> WRITTEN PROBLEM: Repeat every line, exactly, from the very first through the one where "from matplotlib.patches import Rectangle" appears. Add nothing else.

> MATERIAL PROVIDED:
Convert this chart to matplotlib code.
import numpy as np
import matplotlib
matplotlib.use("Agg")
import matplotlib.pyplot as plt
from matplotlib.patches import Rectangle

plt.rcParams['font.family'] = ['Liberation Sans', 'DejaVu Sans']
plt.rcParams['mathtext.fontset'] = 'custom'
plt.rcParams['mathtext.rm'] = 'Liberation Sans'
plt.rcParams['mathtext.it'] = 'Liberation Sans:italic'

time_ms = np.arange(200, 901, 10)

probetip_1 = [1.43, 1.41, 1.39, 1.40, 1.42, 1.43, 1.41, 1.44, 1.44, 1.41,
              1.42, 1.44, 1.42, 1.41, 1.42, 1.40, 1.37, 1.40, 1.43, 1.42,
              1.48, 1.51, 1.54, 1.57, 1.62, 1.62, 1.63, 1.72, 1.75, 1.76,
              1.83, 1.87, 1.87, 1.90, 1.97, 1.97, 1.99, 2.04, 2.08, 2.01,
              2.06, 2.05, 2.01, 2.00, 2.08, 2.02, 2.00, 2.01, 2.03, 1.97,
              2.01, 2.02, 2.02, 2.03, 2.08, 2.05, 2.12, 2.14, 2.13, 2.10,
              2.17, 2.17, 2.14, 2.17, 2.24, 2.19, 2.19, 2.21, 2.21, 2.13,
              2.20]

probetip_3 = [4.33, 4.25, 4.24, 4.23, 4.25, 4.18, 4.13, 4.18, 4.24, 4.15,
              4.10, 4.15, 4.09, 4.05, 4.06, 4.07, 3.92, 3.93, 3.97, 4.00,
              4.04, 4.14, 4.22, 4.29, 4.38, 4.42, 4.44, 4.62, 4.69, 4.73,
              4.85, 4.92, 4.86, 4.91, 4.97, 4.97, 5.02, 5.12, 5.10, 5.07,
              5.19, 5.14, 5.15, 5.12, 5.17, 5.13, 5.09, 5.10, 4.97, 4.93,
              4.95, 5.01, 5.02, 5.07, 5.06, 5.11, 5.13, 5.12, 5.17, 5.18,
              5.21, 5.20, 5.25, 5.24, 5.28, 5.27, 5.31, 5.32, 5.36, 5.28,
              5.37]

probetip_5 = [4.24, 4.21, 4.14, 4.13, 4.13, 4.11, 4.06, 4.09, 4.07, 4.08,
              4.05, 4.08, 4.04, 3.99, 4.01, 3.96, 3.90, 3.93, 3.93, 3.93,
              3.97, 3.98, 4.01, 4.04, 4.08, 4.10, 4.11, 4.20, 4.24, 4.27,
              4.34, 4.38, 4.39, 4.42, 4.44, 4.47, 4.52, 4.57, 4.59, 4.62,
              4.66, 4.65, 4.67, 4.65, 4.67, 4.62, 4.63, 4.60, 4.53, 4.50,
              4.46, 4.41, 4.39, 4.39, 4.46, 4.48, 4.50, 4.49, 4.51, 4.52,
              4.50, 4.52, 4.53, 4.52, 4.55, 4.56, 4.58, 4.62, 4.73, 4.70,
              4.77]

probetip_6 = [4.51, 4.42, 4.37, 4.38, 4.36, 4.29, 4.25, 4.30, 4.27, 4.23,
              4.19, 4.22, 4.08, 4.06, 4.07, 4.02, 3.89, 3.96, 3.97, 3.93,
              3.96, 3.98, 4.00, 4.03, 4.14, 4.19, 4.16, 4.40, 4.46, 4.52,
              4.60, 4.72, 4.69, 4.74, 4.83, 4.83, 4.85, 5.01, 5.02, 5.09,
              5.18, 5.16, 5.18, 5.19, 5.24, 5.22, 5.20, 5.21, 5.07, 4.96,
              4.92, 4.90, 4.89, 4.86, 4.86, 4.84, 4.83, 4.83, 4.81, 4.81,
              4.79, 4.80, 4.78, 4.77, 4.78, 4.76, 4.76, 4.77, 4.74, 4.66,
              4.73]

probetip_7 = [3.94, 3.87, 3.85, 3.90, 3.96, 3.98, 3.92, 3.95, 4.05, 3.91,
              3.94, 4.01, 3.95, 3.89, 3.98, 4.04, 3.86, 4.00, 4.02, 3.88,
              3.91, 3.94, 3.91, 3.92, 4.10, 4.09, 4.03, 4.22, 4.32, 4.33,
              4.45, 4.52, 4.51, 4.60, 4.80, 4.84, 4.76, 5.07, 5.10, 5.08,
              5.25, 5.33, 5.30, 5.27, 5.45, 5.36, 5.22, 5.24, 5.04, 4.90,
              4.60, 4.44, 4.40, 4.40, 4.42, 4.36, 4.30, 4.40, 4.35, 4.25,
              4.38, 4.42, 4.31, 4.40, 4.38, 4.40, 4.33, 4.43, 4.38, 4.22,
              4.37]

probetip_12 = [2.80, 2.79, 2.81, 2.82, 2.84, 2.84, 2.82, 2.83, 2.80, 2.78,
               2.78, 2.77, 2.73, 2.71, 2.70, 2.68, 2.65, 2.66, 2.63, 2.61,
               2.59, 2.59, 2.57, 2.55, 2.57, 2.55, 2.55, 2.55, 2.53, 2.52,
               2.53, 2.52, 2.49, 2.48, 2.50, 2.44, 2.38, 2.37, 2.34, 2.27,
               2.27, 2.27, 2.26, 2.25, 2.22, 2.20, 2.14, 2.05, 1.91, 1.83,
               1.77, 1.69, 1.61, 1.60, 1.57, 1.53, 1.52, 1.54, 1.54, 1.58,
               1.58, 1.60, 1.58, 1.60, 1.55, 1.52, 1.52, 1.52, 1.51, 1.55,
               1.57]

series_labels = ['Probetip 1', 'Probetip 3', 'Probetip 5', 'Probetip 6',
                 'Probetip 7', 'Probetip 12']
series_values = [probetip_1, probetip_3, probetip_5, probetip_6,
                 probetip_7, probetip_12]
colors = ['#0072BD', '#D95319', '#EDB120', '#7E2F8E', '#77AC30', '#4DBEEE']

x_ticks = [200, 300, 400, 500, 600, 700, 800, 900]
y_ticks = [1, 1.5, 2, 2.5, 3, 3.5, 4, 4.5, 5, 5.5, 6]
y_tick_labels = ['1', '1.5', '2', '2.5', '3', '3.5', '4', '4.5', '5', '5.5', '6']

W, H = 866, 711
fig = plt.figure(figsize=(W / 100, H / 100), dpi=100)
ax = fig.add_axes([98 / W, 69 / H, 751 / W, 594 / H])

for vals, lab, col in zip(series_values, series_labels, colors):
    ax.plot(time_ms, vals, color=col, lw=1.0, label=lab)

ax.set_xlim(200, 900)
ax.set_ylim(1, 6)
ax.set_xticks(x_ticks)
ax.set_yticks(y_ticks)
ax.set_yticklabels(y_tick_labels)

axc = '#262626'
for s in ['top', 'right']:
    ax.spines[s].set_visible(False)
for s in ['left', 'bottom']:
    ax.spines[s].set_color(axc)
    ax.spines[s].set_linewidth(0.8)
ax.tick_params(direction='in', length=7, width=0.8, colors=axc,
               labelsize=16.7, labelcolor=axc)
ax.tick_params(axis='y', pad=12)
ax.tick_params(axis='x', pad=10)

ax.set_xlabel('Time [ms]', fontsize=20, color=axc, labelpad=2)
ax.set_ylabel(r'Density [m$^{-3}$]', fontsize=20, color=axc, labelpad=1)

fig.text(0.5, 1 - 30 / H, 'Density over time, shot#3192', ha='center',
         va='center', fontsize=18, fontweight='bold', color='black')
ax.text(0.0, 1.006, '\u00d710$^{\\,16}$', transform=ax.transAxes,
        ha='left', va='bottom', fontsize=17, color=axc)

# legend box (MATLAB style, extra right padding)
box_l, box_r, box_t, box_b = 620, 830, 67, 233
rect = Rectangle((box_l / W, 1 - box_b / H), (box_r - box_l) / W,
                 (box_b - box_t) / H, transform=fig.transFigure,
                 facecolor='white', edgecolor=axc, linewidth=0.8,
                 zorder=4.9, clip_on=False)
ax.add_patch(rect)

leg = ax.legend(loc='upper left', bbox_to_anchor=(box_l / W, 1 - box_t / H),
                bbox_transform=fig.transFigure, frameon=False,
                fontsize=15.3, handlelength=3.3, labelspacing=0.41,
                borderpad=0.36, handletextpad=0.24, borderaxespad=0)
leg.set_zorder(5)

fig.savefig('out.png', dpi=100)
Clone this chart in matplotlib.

> CORRECT ANSWER:
Convert this chart to matplotlib code.
import numpy as np
import matplotlib
matplotlib.use("Agg")
import matplotlib.pyplot as plt
from matplotlib.patches import Rectangle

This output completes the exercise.